Measurement of High-temperature Thermophysical Properties of Bulk and Coatings Using Modulated Photothermal Radiometry

TL;DR

This paper develops and validates a high-temperature, non-contact measurement technique using modulated photothermal radiometry to determine the thermal properties of bulk materials and coatings relevant for solar and nuclear applications.

Contribution

The authors designed a high-temperature MPR setup for measuring thermal conductivity of bulk and coating materials up to 973 K, extending previous room-temperature studies to harsh environments.

Findings

Thermal conductivities of solar-absorbing coatings are 0.4 to 0.8 W/m·K.

The setup accurately measures thermal properties at temperatures up to 973 K.
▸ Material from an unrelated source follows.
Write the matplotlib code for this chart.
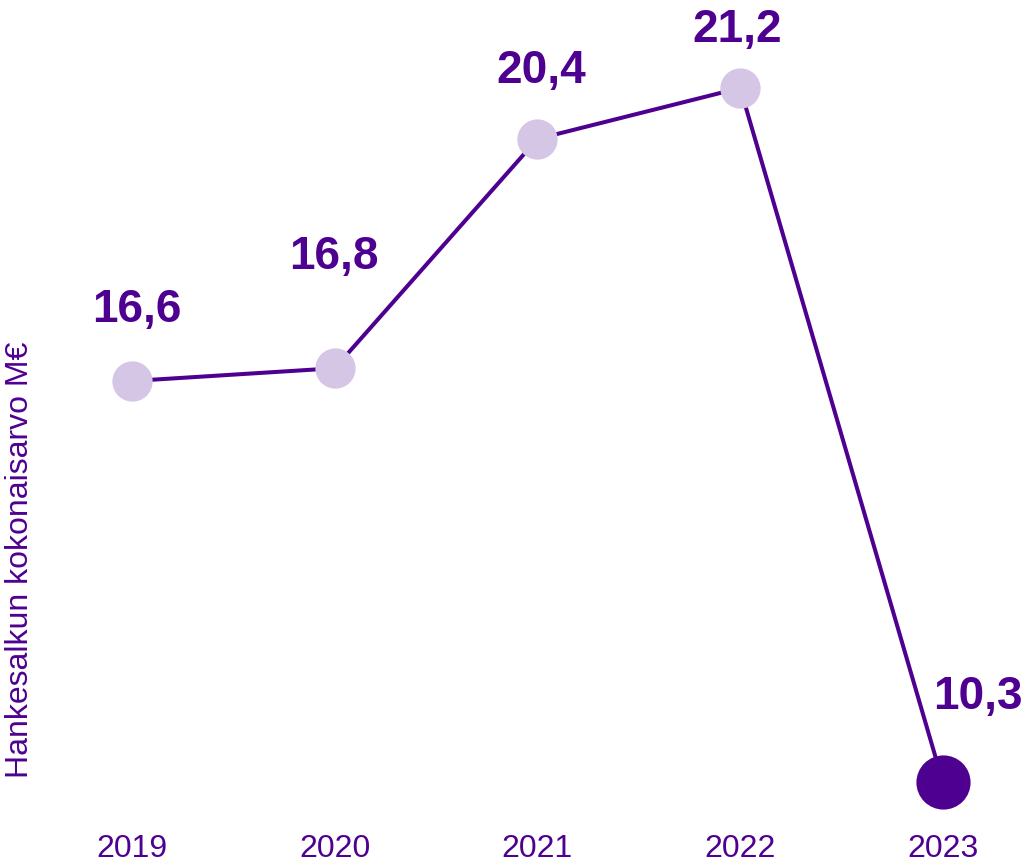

High-temperature measurements reveal significant temperature drops within coatings under high solar flux.

Abstract

This paper presents the development of instrumentation for the measurement of high-temperature thermal conductivity of bulk and coatings using a modulated photothermal radiometry (MPR) method, where a sample is heated by an intensity-modulated laser to probe into different layers of the sample. While MPR has been previously established, most of the previous studies only focus on the measurement at room temperature. The MPR has not been well studied for measurements of bulk and coating materials at high temperatures, which are increasingly important for a multitude of applications, such as materials used in the concentrating solar power (CSP) plants and the nuclear reactors. MPR is a non-contact technique that utilizes the intrinsic thermal emission from the specimens for thermometry, which is favorable for measurements at high temperatures in harsh environment. The authors designed and utilized a sample holder suitable for high temperature measurement up to 973 K with good temperature uniformity within the sample. The high-temperature MPR setup was validated by measuring bulk materials with known thermal conductivity. The setup and technique were then extended to the measurement of black solar-absorbing coatings of 10 to 50 {\mu}m thick on various substrates by modulating the frequency of the laser heating beam and the thermal penetration depth. The studies showed that thermal conductivities of typical solar-absorbing coatings are 0.4 ~ 0.8 W m-1 K-1, indicating a possibly large temperature drop within the coating under high solar irradiation flux, such as over 1000-sun for central solar towers in CSP plants.